Ludwig van Beethoven: Piano concerto No 6 in D major, op. 61
Allegro ma non troppo: The piano is the most patent feature (duh, Jorge, it’s a piano concerto). In his thoughts and feelings, LvB was probably not upset when he wrote this, as opposed to some other pieces by him. There are some (to my taste) weaker passages towards the end of the movement. The soloist makes mistakes when playing, and that is great: the piece sounds alive. No sarcasm or pun intended. There is no vibrato in the strings (maybe this happens more often than I thought, in performances, but it strikes me this time). I knew the concert, but the cadence at the end of the movement sounds very unfamiliar to me: is this the original one written by Beethoven? It may be that the ones I heard before were not the original ones, or the fact this one is forgettable—and very much Beethovenian in the sense it sounds like “I’m going to present my ideas for as long as I want whether you like them or not, it’s my chance, period”. The Larghetto offers the possibility to follow some work with motifs here and there, but to my ear is rather uninteresting (sorry, I repeat, I am no LvB fan at all, and the more I try, the more I fail). It moves directly to the third movement, Rondo-Finale. Allegro. Too many trills. The solo passages are at points so unusual to me that I wouldn’t be surprised if it continued smoothly as the Pink Panther’s theme. There is a harmonic change that surprises me after a long chord, that is nice.
Ludwig van Beethoven: Symphony No 7 in A major, op. 92
Poco sostenuto. Vivace. Was that the Mannheim’s rocket? It is fast, and still the rhythm sounds heavy to me. Some silence and then a section with a more interesting rhythm follows. The motif is clearer, more expressive—and all in all it sounds better to me than the Piano concerto. Some shifts are very fast—and sound like LvB. The Allegretto is one of my all-time favourite pieces in Classical music (yes, I can like some of his music very much). I kept it in my ears and heart for the following movement, Presto, which I didn’t perceive at all. My mind came back with the Allegro con brio, which was too loud for my taste. All in all, the best of the venue for me was the Allegretto—and it was nice that my friend Pavel N., who accompanied me, felt the same.

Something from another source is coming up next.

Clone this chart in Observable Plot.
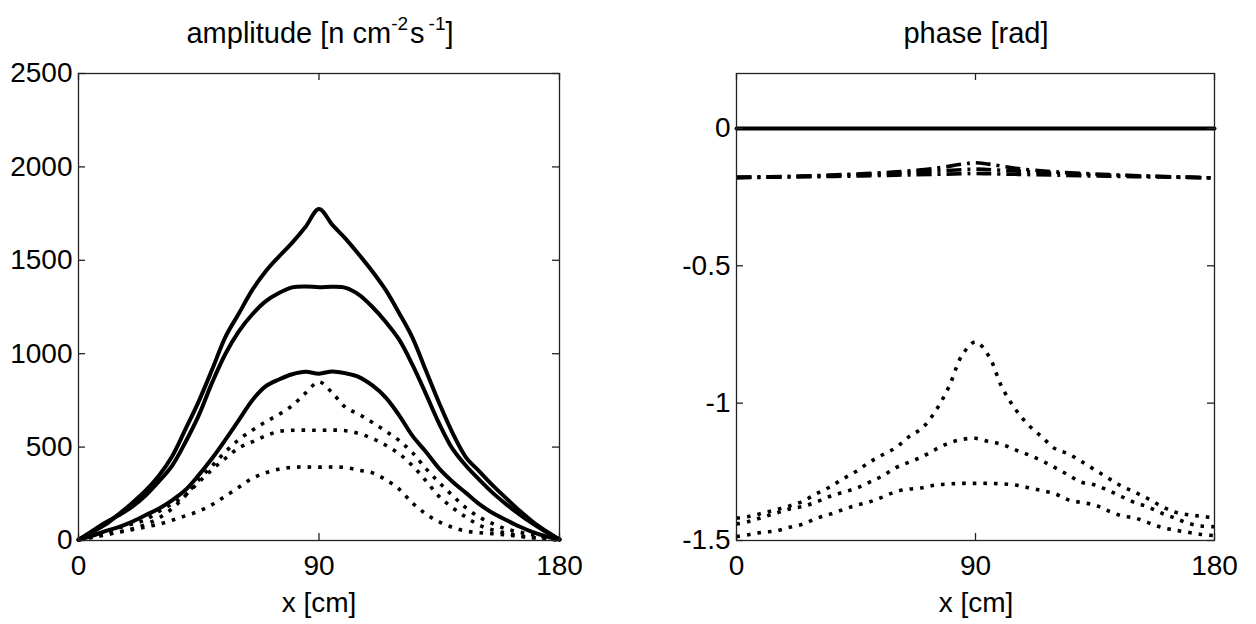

On the linguistic interference I mentioned in the introduction: I had always been used to listen to music without a conscious language. This has become more so since I have to decide constantly which language to use—and, no, it is not an easy decision and it also interferes with the experience of the concert. Same as colours look differently depending on the language we think in, so is the music interpreted differently depending on the language we use as the base for our listening. Managing to separate language from music implies I cannot write notes. I could draw more easily than that and I don’t feel able either.